TASK OBJECTIVE: Emit the data below verbatim, stripping out any pictures.

INFORMATION PROVIDED:

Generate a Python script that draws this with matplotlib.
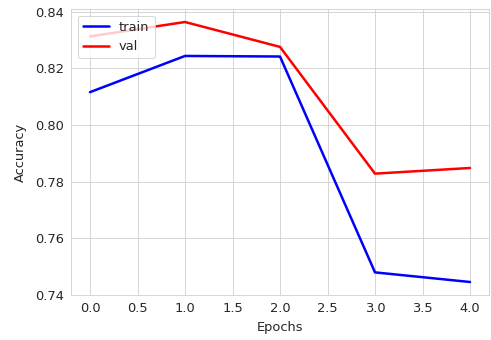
import matplotlib
matplotlib.use("Agg")
import matplotlib.pyplot as plt
import seaborn as sns

epochs = [0, 1, 2, 3, 4]
train_acc = [0.8116, 0.8244, 0.8242, 0.7479, 0.7445]
val_acc = [0.8313, 0.8364, 0.8276, 0.7828, 0.7848]

sns.set_style("whitegrid")

fig = plt.figure(figsize=(491 / 72, 340 / 72), dpi=72)
ax = fig.add_subplot(111)
fig.subplots_adjust(left=71 / 491, right=489 / 491, top=1 - 9 / 340, bottom=1 - 295 / 340)

ax.plot(epochs, train_acc, color="blue", lw=2.5, label="train")
ax.plot(epochs, val_acc, color="red", lw=2.5, label="val")

ax.set_xlabel("Epochs", fontsize=13, labelpad=6)
ax.set_ylabel("Accuracy", fontsize=13, labelpad=8)
ax.tick_params(labelsize=13)
ax.legend(loc="upper left", fontsize=13)

fig.savefig("out.png", dpi=72)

RESPONSE TO THE TASK:
Generate a Python script that draws this with matplotlib.
import matplotlib
matplotlib.use("Agg")
import matplotlib.pyplot as plt
import seaborn as sns

epochs = [0, 1, 2, 3, 4]
train_acc = [0.8116, 0.8244, 0.8242, 0.7479, 0.7445]
val_acc = [0.8313, 0.8364, 0.8276, 0.7828, 0.7848]

sns.set_style("whitegrid")

fig = plt.figure(figsize=(491 / 72, 340 / 72), dpi=72)
ax = fig.add_subplot(111)
fig.subplots_adjust(left=71 / 491, right=489 / 491, top=1 - 9 / 340, bottom=1 - 295 / 340)

ax.plot(epochs, train_acc, color="blue", lw=2.5, label="train")
ax.plot(epochs, val_acc, color="red", lw=2.5, label="val")

ax.set_xlabel("Epochs", fontsize=13, labelpad=6)
ax.set_ylabel("Accuracy", fontsize=13, labelpad=8)
ax.tick_params(labelsize=13)
ax.legend(loc="upper left", fontsize=13)

fig.savefig("out.png", dpi=72)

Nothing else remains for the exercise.